向田邦子さんのファンになってまだ日が浅い。昨年の正月に放送された『向田邦子の恋文』を観て、なんて素敵な人なのだろうと思った。文筆家としては、敬愛する頑固爺・山本夏彦さんが褒めちぎっている。「突然あらわれて、それなのにすでに名人」
はじめて読んだ向田さんの小説は『父の詫び状』文章からは昭和のなつかしい匂いがして、言葉使いがとても美しいと思った。いまにして思えば、彼女の文章に触れたおかげで、きちんとした日本語を書くように務めているのかもしれない。
日々の暮らしを題材にした随筆は数多あるが、向田邦子さんの随筆が他より抜きん出ているのは、だれもが普段見落としがちな小さなかけらを拾い上げ、その部分を丁寧に描いているからだろう。

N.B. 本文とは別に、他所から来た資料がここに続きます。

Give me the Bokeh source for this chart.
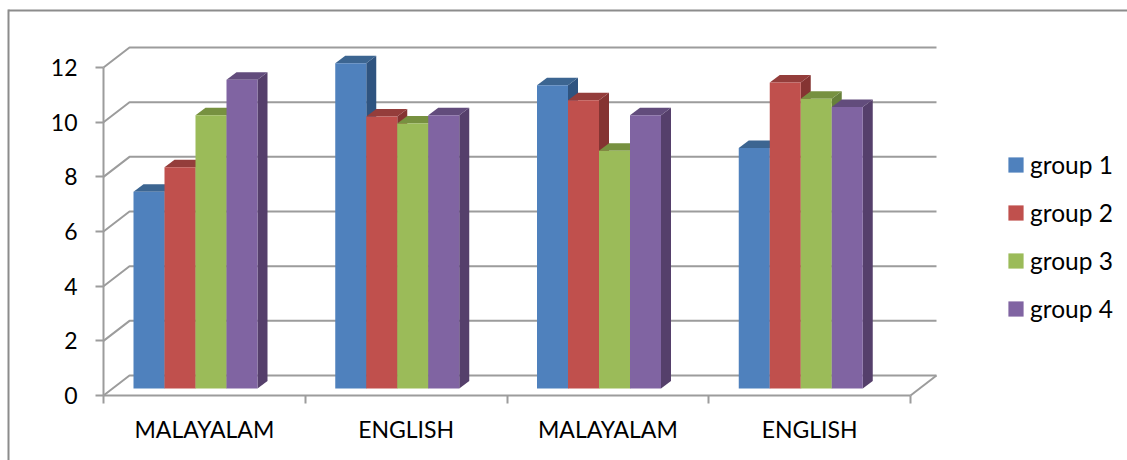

それは『霊長類ヒト科動物図鑑』などを読めばよくわかる。
人なつこくてたくさんの人から愛され、旅や美味しいものが大好きで、着るものや暮らしの道具に目利きだった向田さん。いまを生きていれば、どのようなドラマを見せてくれただろうか。

住む。

暮らしや住まいについての雑誌が多く出版されるようになったが、どれも似たような内容でげんなりする。目につく部分や派手なところを前面に出し、読者をあおる姿勢はまるでファッション雑誌のようだ。その点、『住む。』はこれらとは異なる印象を受ける。まず季刊というのがよい。この手の雑誌は月刊にする必要はないと思っている。常に新しい情報を伝えるものではないだろうし、目まぐるしく発売される商品を紹介するものでもない。
出版社は農山漁村文化協会という、暮らしや住まいを見つめ続けている会社。豊かで簡素に暮らすには、様々な知恵や工夫が必要だと説く会社だ。
エッセイの執筆陣は、長田弘さん、大橋歩さん、原研哉さん、松山巌さん、三谷龍二さんなどバラエティ豊か。 最新号では、ドイツにある李英才さんの工房を訪ねたり、三谷龍二さんが地元松本のよいところを案内したり、魅力的な古道具を紹介したりと充実している。